There was a lot more than the music that made him special, of course. He was kind and thoughtful - a great ally. He'd pick you up if you needed a ride, and always shared what was his with you. He would meet you for coffee and teach you what he knew about writing lyrics, even if you were half crazed on caffeine and nearly living at the diner. What I mean is, and I'm sure you know this to be true - it's impossible to capture him in words. As my memories slip and slither and I try to grasp just what it was that made him him, I can't.

As the summer ripens and we are all covered with sweat, and nostalgia hangs thick in the air, our minds turn to Brett. It was in the summer that we spent the length of our days together - an unstoppable gang of misfits, dirty hippies, and wandering souls. Wherever we went, our tribe took the shape of the place - anyone could see that we belonged to one another. And so now, in the summer, when we memorialize his unfair and untimely death, we mourn for the part of us that is missing. Our friend, our brother in spirit, lives on inside our hearts. We carry his legacy with our stories of his life, and together we can remember him wholly. He will always be our Brett, the kid we miss the most.

6.17.2011

enjoy every drop




As summer rages on, things that have begun to grow are now taking off at a quick clip.

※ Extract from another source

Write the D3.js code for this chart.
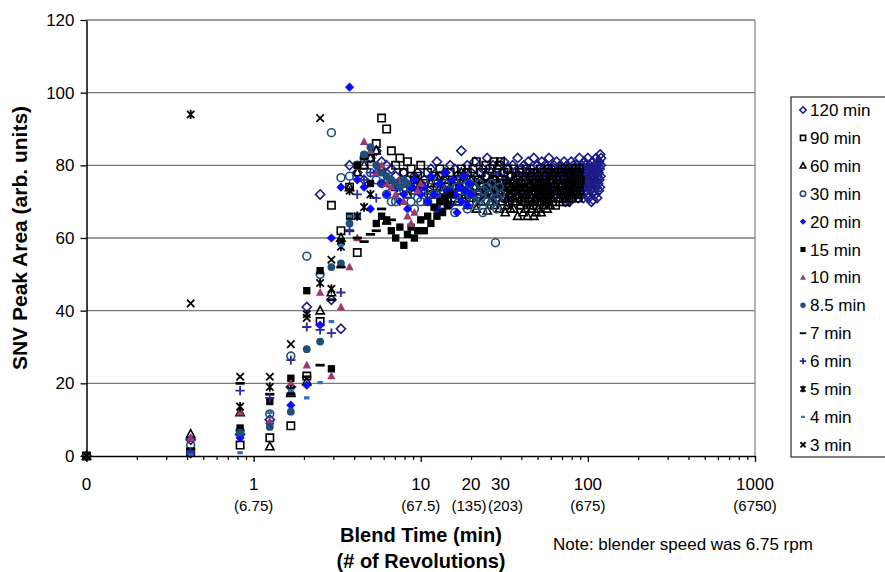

Our time here in Tennessee is coming to a close. We are moving to Georgia in a few weeks, that's it! I can't quite believe it. I am looking forward to the change, and to living just one mile from my best friend; Jamie and I have not lived in the same city for nearly ten years. I'm excited to see how our time together unfolds, and I look forward to growing alongside her, once again close in proximity. I'm also a little scared of moving, to be honest. When we moved here I experienced a deep depression that was difficult to overcome. Counseling helped tremendously, and at least now I know that if I find myself in a dark place again, I can always seek help.  
This week we celebrated Evelyn's first birthday! I made a birthday banner, and completed it at 10pm the night before her big day. I love this little girl - it is fascinating to see her personality blossom. Mothering is so much harder than I ever imagined it would be, and its joy runs deep as well. I experience such moments of presence and wholeness, watching my baby pull to standing, or listening to Finn learn to craft sentences. It is incredible - the humanity, the learning, the growing, the trying, the frustration, sadness, and exaltation. These tiny beings experience it all so greatly, and they are wise teachers. I also find it humbling and enlightening to hear my words come back to me from my son's mouth. There are definitely some spots that I need to work on, I realized when I heard him say to his sister, "baby, that's terrible!"
Life is abundant now, in summer, and as a parent of young ones. Now is the time of rampant growth and uncontrollable yearning. I look forward to the times ahead, when the river won't rush quite so fast, but I'm also trying to enjoy every drop as it passes.

What's growing rampantly in your life? What are you enjoying?

6.12.2011

what could have been

I must have jinxed myself on that last one - talking about writing. Shortly thereafter I took a too-long writing break. I am still trying to get out of that funk, and struggling terribly. I'm reading a great book, which you might think would be encouraging, but it scares me. How does the author do it? What were the steps? This book is so well-written that I fall into it effortlessly and stay submerged, living a double life, catching some air to cook food or tend to my children, but all the while longing to get back to the characters and the story.

I can only hope to one day write something that amazing!

Meanwhile, my life in this town is wrapping up as we prepare to move next month. We are moving just two hours away, into a big city. We have only lived here one year but I am reluctant to say goodbye to some wonderful friends. To think that our friendships are only just beginning - what could have been!